Donald Trump de retour à la présidence des Etats-Unis : de quoi inquiéter les viticulteurs de Bourgogne qui exportent près de 20 % de leur production outre-atlantique. Ils pourraient perdre gros alors que le secteur surfait sur une dynamique positive.
“On a peur aujourd’hui, au vu de ce qu’il a pu faire il y 4 ans auparavant”. à Premeaux-Prissey (Côte-d'Or), Raphaël Dubois produit 21 appellations de vins sur ses 21 hectares d’exploitation, dont près de 10 % est destiné au marché américain. Avec le retour de Donald Trump à la Maison blanche, il s’inquiète.
“Ça devait partir aux Etats-Unis", souligne le viticulteur devant une cargaison de bouteilles de vin en partance pour le Minnesota, qu’il a finalement décidé de ne pas livrer à son potentiel acheteur.

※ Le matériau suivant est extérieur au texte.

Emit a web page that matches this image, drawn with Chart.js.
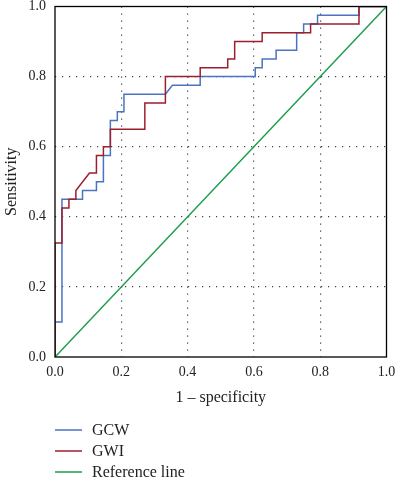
<!DOCTYPE html>
<html>
<head>
<meta charset="utf-8">
<script src="https://cdn.jsdelivr.net/npm/chart.js@4"></script>
<style>
  html, body { margin: 0; padding: 0; background: #fff; }
  #wrap { width: 397px; height: 478px; }
</style>
</head>
<body>
<div id="wrap"><canvas id="roc"></canvas></div>
<script>
// ROC data (1 - specificity, sensitivity)
const gcwFpr = [0, 0, 0.021, 0.021, 0.083, 0.083, 0.125, 0.125, 0.146, 0.146, 0.167, 0.167, 0.188, 0.188, 0.208, 0.208, 0.333, 0.354, 0.438, 0.438, 0.604, 0.604, 0.625, 0.625, 0.667, 0.667, 0.729, 0.729, 0.75, 0.75, 0.792, 0.792, 0.917, 0.917, 1];
const gcwTpr = [0, 0.1, 0.1, 0.45, 0.45, 0.475, 0.475, 0.5, 0.5, 0.575, 0.575, 0.675, 0.675, 0.7, 0.7, 0.75, 0.75, 0.775, 0.775, 0.8, 0.8, 0.825, 0.825, 0.85, 0.85, 0.875, 0.875, 0.925, 0.925, 0.95, 0.95, 0.975, 0.975, 1, 1];

const gwiFpr = [0, 0, 0.021, 0.021, 0.042, 0.042, 0.063, 0.063, 0.104, 0.125, 0.125, 0.146, 0.146, 0.167, 0.167, 0.271, 0.271, 0.333, 0.333, 0.438, 0.438, 0.521, 0.521, 0.542, 0.542, 0.625, 0.625, 0.771, 0.771, 0.917, 0.917, 1];
const gwiTpr = [0, 0.325, 0.325, 0.425, 0.425, 0.45, 0.45, 0.475, 0.525, 0.525, 0.575, 0.575, 0.6, 0.6, 0.65, 0.65, 0.725, 0.725, 0.8, 0.8, 0.825, 0.825, 0.85, 0.85, 0.9, 0.9, 0.925, 0.925, 0.95, 0.95, 1, 1];

const refFpr = [0, 1];
const refTpr = [0, 1];

const seriesNames = ["GCW", "GWI", "Reference line"];
const seriesColors = ["#4a73c2", "#9c1f2e", "#1c9e4c"];
const tickValues = [0, 0.2, 0.4, 0.6, 0.8, 1];

const serif = "'Liberation Serif', 'DejaVu Serif', serif";

function pts(xs, ys) {
  return xs.map((x, i) => ({ x: x, y: ys[i] }));
}

// box around the plot + vertical legend under the axis title
const framePlugin = {
  id: "frame",
  afterDatasetsDraw(chart) {
    const { ctx, chartArea: a } = chart;
    ctx.save();
    ctx.strokeStyle = "#000";
    ctx.lineWidth = 1.3;
    ctx.strokeRect(a.left, a.top, a.right - a.left, a.bottom - a.top);
    ctx.restore();
  },
  afterDraw(chart) {
    const ctx = chart.ctx;
    ctx.save();
    ctx.font = "16px " + serif;
    ctx.textBaseline = "middle";
    ctx.fillStyle = "#222";
    seriesNames.forEach((name, i) => {
      const y = 430 + i * 21;
      ctx.strokeStyle = seriesColors[i];
      ctx.lineWidth = 1.5;
      ctx.beginPath();
      ctx.moveTo(55, y);
      ctx.lineTo(82, y);
      ctx.stroke();
      ctx.fillText(name, 92, y + 1);
    });
    ctx.restore();
  }
};

const gridColor = (c) => (c.tick && (c.tick.value === 0 || c.tick.value === 1)) ? "rgba(0,0,0,0)" : "#444";

new Chart(document.getElementById("roc"), {
  type: "scatter",
  data: {
    datasets: [
      { label: seriesNames[0], data: pts(gcwFpr, gcwTpr), showLine: true, borderColor: seriesColors[0], borderWidth: 1.5, pointRadius: 0, order: 1 },
      { label: seriesNames[1], data: pts(gwiFpr, gwiTpr), showLine: true, borderColor: seriesColors[1], borderWidth: 1.5, pointRadius: 0, order: 0 },
      { label: seriesNames[2], data: pts(refFpr, refTpr), showLine: true, borderColor: seriesColors[2], borderWidth: 1.5, pointRadius: 0, order: 2 }
    ]
  },
  options: {
    responsive: true,
    maintainAspectRatio: false,
    animation: false,
    layout: { padding: { left: 0, right: 10.5, top: 6.5, bottom: 70 } },
    plugins: { legend: { display: false }, tooltip: { enabled: false } },
    scales: {
      x: {
        type: "linear",
        min: 0,
        max: 1,
        afterBuildTicks: (s) => { s.ticks = tickValues.map(v => ({ value: v })); },
        afterFit: (s) => { s.height = 51; s.paddingLeft = 0; s.paddingRight = 0; },
        ticks: { color: "#222", font: { family: serif, size: 14 }, padding: 7, maxRotation: 0, callback: (v) => v.toFixed(1) },
        grid: { color: gridColor, lineWidth: 1.2, drawTicks: false, tickLength: 0 },
        border: { display: false, dash: [1.2, 5.8] },
        title: { display: true, text: "1 \u2013 specificity", color: "#222", font: { family: serif, size: 16 }, padding: { top: 0, bottom: 1 } }
      },
      y: {
        type: "linear",
        min: 0,
        max: 1,
        afterBuildTicks: (s) => { s.ticks = tickValues.map(v => ({ value: v })); },
        afterFit: (s) => { s.width = 55; s.paddingTop = 0; s.paddingBottom = 0; },
        ticks: { color: "#222", font: { family: serif, size: 14 }, padding: 9, callback: (v) => v.toFixed(1) },
        grid: { color: gridColor, lineWidth: 1.2, drawTicks: false, tickLength: 0 },
        border: { display: false, dash: [1.2, 5.8] },
        title: { display: true, text: "Sensitivity", color: "#222", font: { family: serif, size: 16 }, padding: { top: 2, bottom: 0 } }
      }
    }
  },
  plugins: [framePlugin]
});
</script>
</body>
</html>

“Depuis septembre, on n'a plus rien. Plus de son, plus d’image. On a essayé 4-5 fois d’avoir contact avec eux, par mail, par téléphone, on n'a jamais pu avoir les bons interlocuteurs au point d’avoir des réponses”, ajoute Raphaël, qui par sécurité, à décider de garder sa marchandise non payée pour la vendre sur d’autres marchés.

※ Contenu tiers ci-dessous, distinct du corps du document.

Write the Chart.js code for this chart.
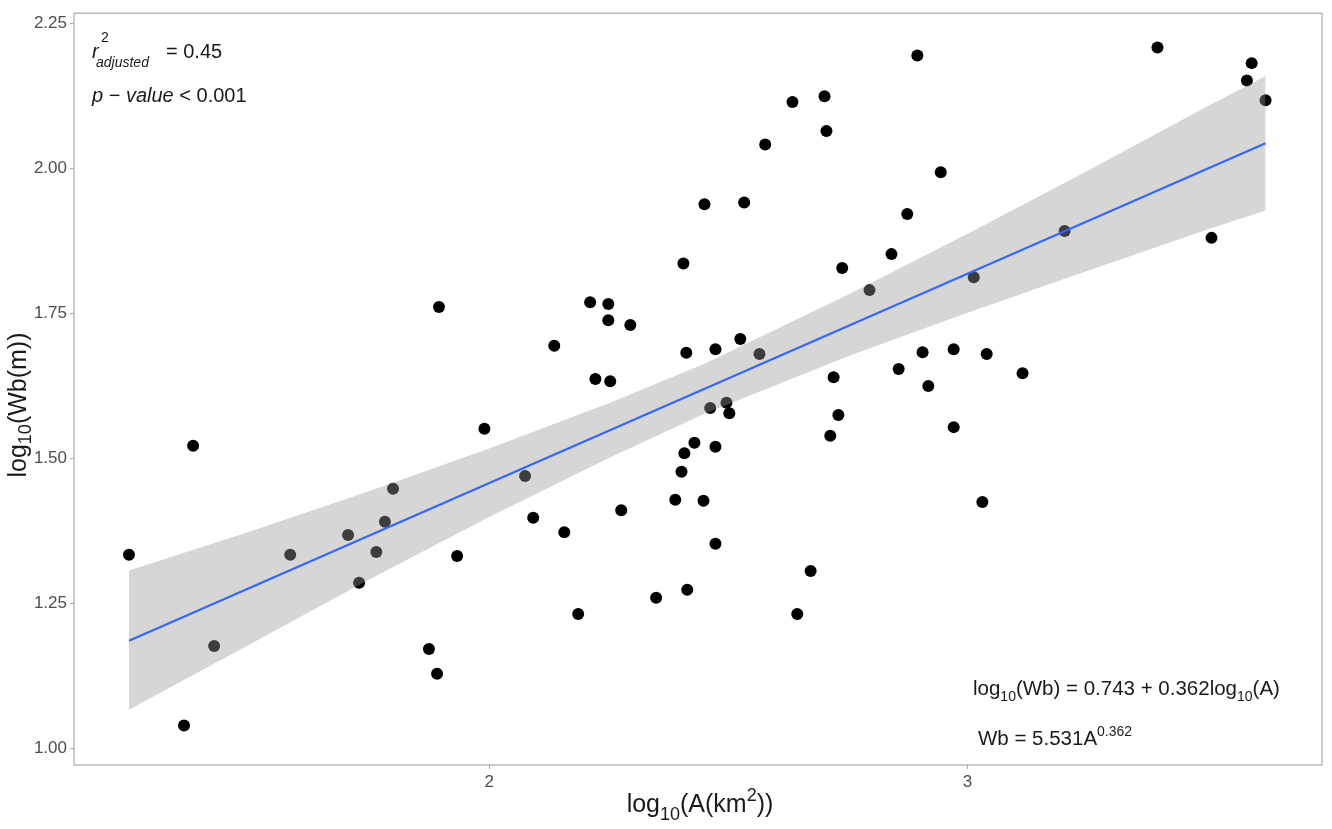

Des exportations qui pourraient diminuer de 25%
Un silence qu’il met sur le dos de la tournure qu’a pris la campagne des élections présidentielles... et qui ne le rassure pas au vu des intentions du nouveau président américain.
Lors de son premier mandat, Donald Trump avait instauré une taxe de 25% sur les vins français. Une mesure de rétorsion prise en 2019, en réponse à la guerre commerciale entre Boeing et Airbus. Les exportations de vin bourguignon avaient alors baissé de 25%.

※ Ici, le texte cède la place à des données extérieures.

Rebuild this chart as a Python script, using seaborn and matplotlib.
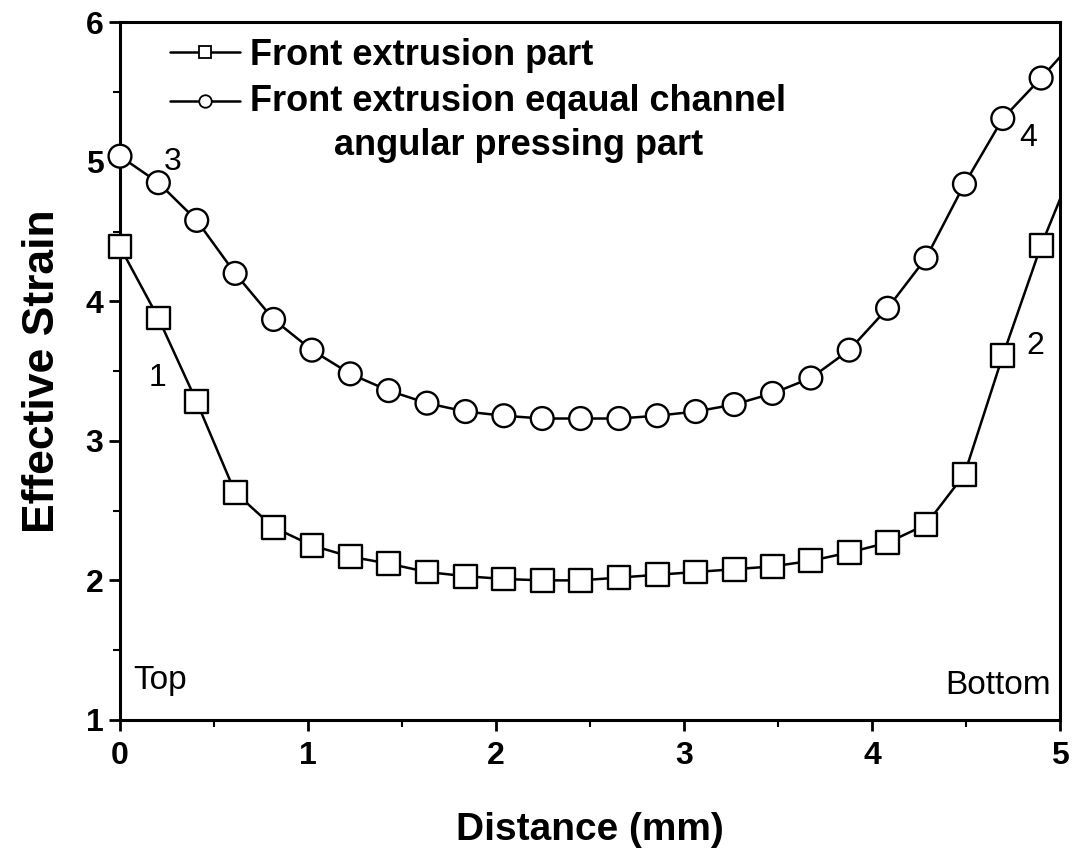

"ll a toujours prôné ‘America first’, qu’il allait taxer les produits d’importation. Je ne serais pas étonné qu’il le fasse”, avoue Raphaël, qui craint de voir ses clients s’approvisionner ailleurs, chez des producteurs moins chers. Des clients qui pourraient même arrêter de consommer du vin.
“10 à 20 % d’augmentation du prix du fait d’une taxe, ça peut être un élément de frein à la consommation”, souligne le viticulteur bourguignon.
"On n'a jamais connu ça au cours des 20 à 40 dernières années"
Depuis le moratoire de 2021, le marché du vin avait retrouvé des couleurs. “La filière bourguignonne est légèrement positive en ce moment. Depuis le début de l’année, on est légèrement reparti à la hausse notamment sur le marché américain qui est un marché dynamique”, explique Laurent Delaunay, président du bureau interprofessionnel des Vins de Bourgogne (BIVB).
20% de la production régionale part pour les Etats-Unis, soit environ 20 millions de bouteilles par an. Le pays représente le premier marché pour les exportations bourguignonnes.
Notre crainte, ça serait la combinaison des deux : la mise en place de droits de douane de 10 ou 20 %, plus la remise en place de cette taxe. Ça serait assez dramatique pour les vins français et les vins bourguignons en particulier. Si on dévissait sur notre premier marché export, on rentrerait plutôt dans une spirale négative. Il y a de quoi être préoccupé.
Laurent DelaunayPrésident du bureau interprofessionnel des Vins de Bourgogne (BIVB).
"Ce n’est pas quelque chose que l’on a connu à ce niveau-là au cours de 20 à 40 dernières années. On se rend compte que l’on est vraiment dans des tensions géopolitiques qui nous dépassent. On se sent un maillon assez fragile", ajoute le négociant.
La Commission Européenne, dernier espoir
L’incertitude plane mais les viticulteurs continuent de garder espoir. Ils misent tout sur le rôle de négociateur de la Commission européenne.
“On sait que le Président Trump est assez joueur : c’est un négociateur. Il aime bien manier le bras de fer pour commencer par transiger par la suite. Donc on peut espérer que s’il va dans ce sens-là, il puisse y avoir des négociations et que la commission européenne essentiellement, arrive à trouver un accord”, conclut Laurent Delaunay.
Lui comme Raphael possèdent encore quelques semaines de répit jusqu’au 20 janvier prochain, date à laquelle le 47ème président des Etats-Unis prendra ses fonctions.